Water decontamination by metal–organic framework: experimental and statistical optimization

Abstract

In the current work, the adsorption of bisphenol A (BPA) was investigated using a metal–organic framework (MIL-100). MIL-100 was prepared using a homemade microwave oven and characterized by scanning electron microscopy (SEM), X-ray diffraction (XRD) analysis, and physisorption analysis based on the Brunauer–Emmett–Teller BET surface area. Response surface methodology (RSM) was used to optimize the adsorption conditions, i.e., pH and the initial concentrations of BPA and the adsorbent; the BPA adsorption was considered the response. Using a central composite design (CCD), we obtained an experimental model validated by ANOVA and the interaction of two significant factors using RSM to the response. The laboratory experiments using MIL-100 revealed excellent adsorption activity toward BPA in water. The optimum conditions for BPA removal were 1.0 mg MIL-100 concentration and 200 mg/L initial BPA concentration.

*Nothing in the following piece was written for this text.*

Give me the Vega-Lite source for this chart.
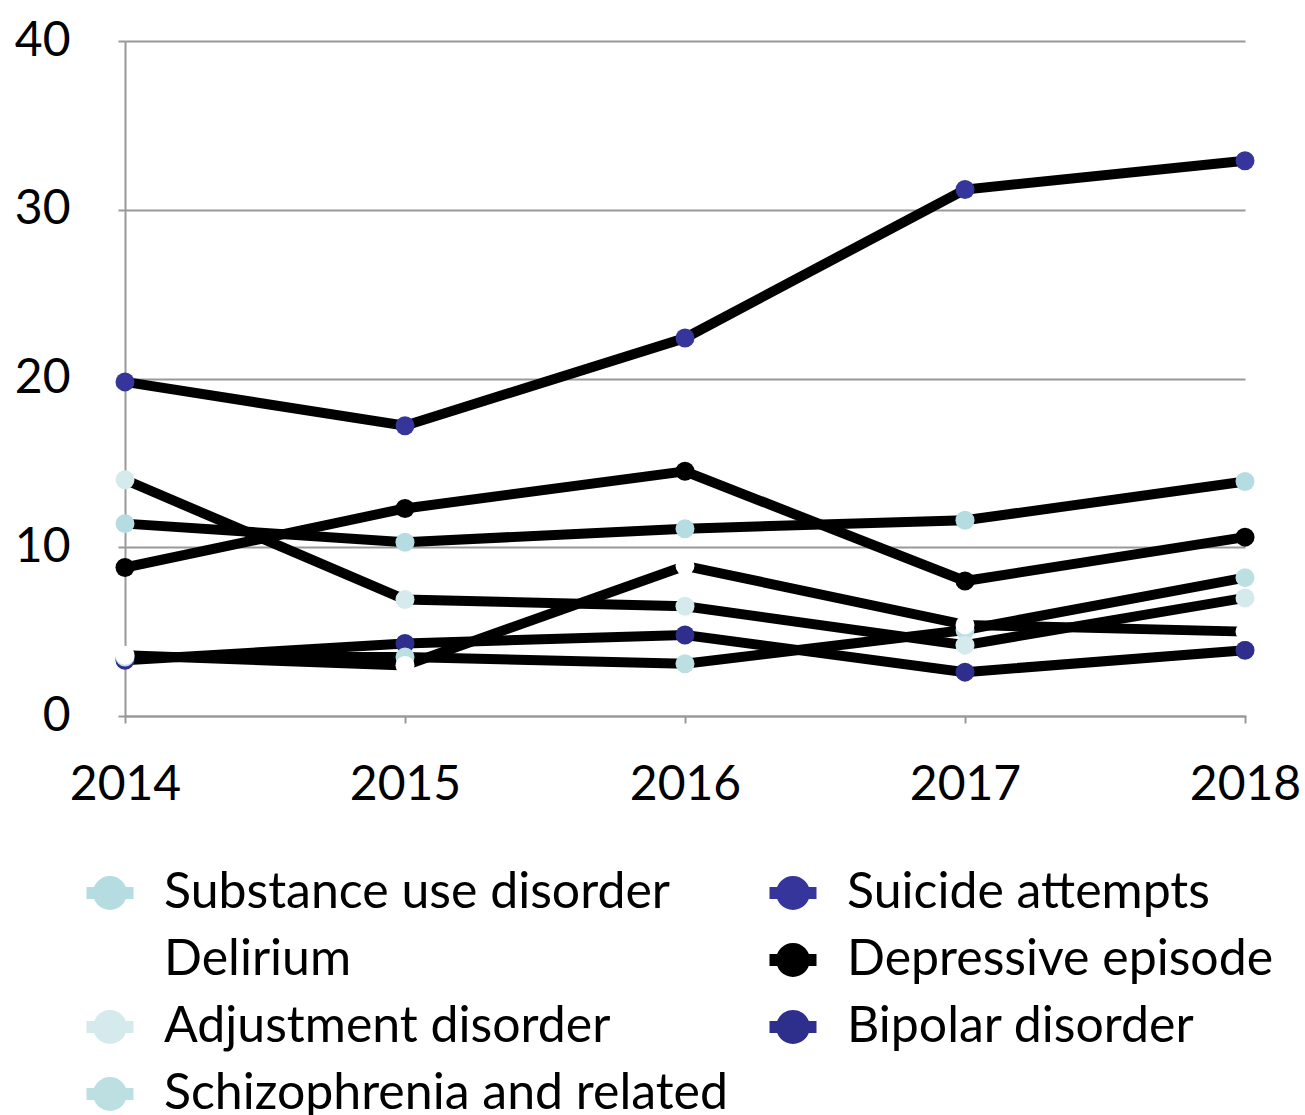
{
  "$schema": "https://vega.github.io/schema/vega-lite/v6.json",
  "width": 1120,
  "height": 675,
  "autosize": {"type": "none"},
  "padding": {"left": 125, "top": 41, "right": 60, "bottom": 399},
  "background": "white",
  "config": {
    "view": {"stroke": null},
    "font": "Lato",
    "axis": {"labelFont": "Lato", "labelColor": "#000000", "labelFontSize": 48, "domainColor": "#999999", "domainWidth": 2, "tickColor": "#999999", "tickWidth": 2, "tickSize": 7, "gridColor": "#999999", "gridWidth": 2}
  },
  "data": {
    "values": [
      {"series": "Bipolar disorder", "year": "2014", "value": 3.3},
      {"series": "Bipolar disorder", "year": "2015", "value": 4.3},
      {"series": "Bipolar disorder", "year": "2016", "value": 4.8},
      {"series": "Bipolar disorder", "year": "2017", "value": 2.6},
      {"series": "Bipolar disorder", "year": "2018", "value": 3.9},
      {"series": "Depressive episode", "year": "2014", "value": 8.8},
      {"series": "Depressive episode", "year": "2015", "value": 12.3},
      {"series": "Depressive episode", "year": "2016", "value": 14.5},
      {"series": "Depressive episode", "year": "2017", "value": 8.0},
      {"series": "Depressive episode", "year": "2018", "value": 10.6},
      {"series": "Suicide attempts", "year": "2014", "value": 19.8},
      {"series": "Suicide attempts", "year": "2015", "value": 17.2},
      {"series": "Suicide attempts", "year": "2016", "value": 22.4},
      {"series": "Suicide attempts", "year": "2017", "value": 31.2},
      {"series": "Suicide attempts", "year": "2018", "value": 32.9},
      {"series": "Schizophrenia and related", "year": "2014", "value": 3.5},
      {"series": "Schizophrenia and related", "year": "2015", "value": 3.5},
      {"series": "Schizophrenia and related", "year": "2016", "value": 3.1},
      {"series": "Schizophrenia and related", "year": "2017", "value": 5.1},
      {"series": "Schizophrenia and related", "year": "2018", "value": 8.2},
      {"series": "Adjustment disorder", "year": "2014", "value": 14.0},
      {"series": "Adjustment disorder", "year": "2015", "value": 6.9},
      {"series": "Adjustment disorder", "year": "2016", "value": 6.5},
      {"series": "Adjustment disorder", "year": "2017", "value": 4.2},
      {"series": "Adjustment disorder", "year": "2018", "value": 7.0},
      {"series": "Delirium", "year": "2014", "value": 3.6},
      {"series": "Delirium", "year": "2015", "value": 3.0},
      {"series": "Delirium", "year": "2016", "value": 8.9},
      {"series": "Delirium", "year": "2017", "value": 5.4},
      {"series": "Delirium", "year": "2018", "value": 5.0},
      {"series": "Substance use disorder", "year": "2014", "value": 11.4},
      {"series": "Substance use disorder", "year": "2015", "value": 10.3},
      {"series": "Substance use disorder", "year": "2016", "value": 11.1},
      {"series": "Substance use disorder", "year": "2017", "value": 11.6},
      {"series": "Substance use disorder", "year": "2018", "value": 13.9}
    ]
  },
  "encoding": {
    "x": {"field": "year", "type": "ordinal", "sort": null, "scale": {"type": "point", "padding": 0},
      "axis": {"title": null, "labelAngle": 0, "labelPadding": 38, "grid": false, "domainCap": "square"}},
    "y": {"field": "value", "type": "quantitative", "scale": {"domain": [0, 40], "nice": false},
      "axis": {"title": null, "values": [0, 10, 20, 30, 40], "labelPadding": 48, "grid": true}}
  },
  "layer": [
    {
      "mark": {"type": "line", "color": "#000000", "strokeWidth": 10, "strokeJoin": "miter", "strokeCap": "butt"},
      "encoding": {"detail": {"field": "series"}}
    },
    {
      "mark": {"type": "point", "filled": true, "size": 361, "shape": "circle", "opacity": 1},
      "encoding": {
        "color": {
          "field": "series",
          "type": "nominal",
          "scale": {
            "domain": ["Substance use disorder", "Delirium", "Adjustment disorder", "Schizophrenia and related", "Suicide attempts", "Depressive episode", "Bipolar disorder"],
            "range": ["#b5dce0", "#ffffff", "#d5eaec", "#bcdfe2", "#35359c", "#000000", "#2e2e8c"]
          },
          "legend": {
            "title": null,
            "orient": "none",
            "legendX": -40,
            "legendY": 827,
            "direction": "vertical",
            "columns": 2,
            "columnPadding": 40,
            "rowPadding": 17,
            "labelFont": "Lato",
            "labelFontSize": 50,
            "labelColor": "#000000",
            "labelLimit": 1000,
            "labelOffset": 29,
            "symbolSize": 2209,
            "symbolStrokeWidth": 0,
            "symbolOpacity": 1,
            "symbolType": "M -1 -0.26 L 1 -0.26 L 1 0.26 L -1 0.26 Z M 0.72 0 A 0.72 0.72 0 1 1 -0.72 0 A 0.72 0.72 0 1 1 0.72 0 Z"
          }
        }
      }
    }
  ]
}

Under these conditions, the maximum adsorption of 1400 mg/g, which was higher than that previously reported, was obtained due to the favorable physicochemical properties of the adsorbent, such as large surface area, high porosity, and high stability. These results showed that MIL-100 can be an effective adsorbent for water decontamination by BPA removal; furthermore, statistical analysis can be used for adsorption tests, thereby reducing the number of experiments and making the analysis environmentally friendly.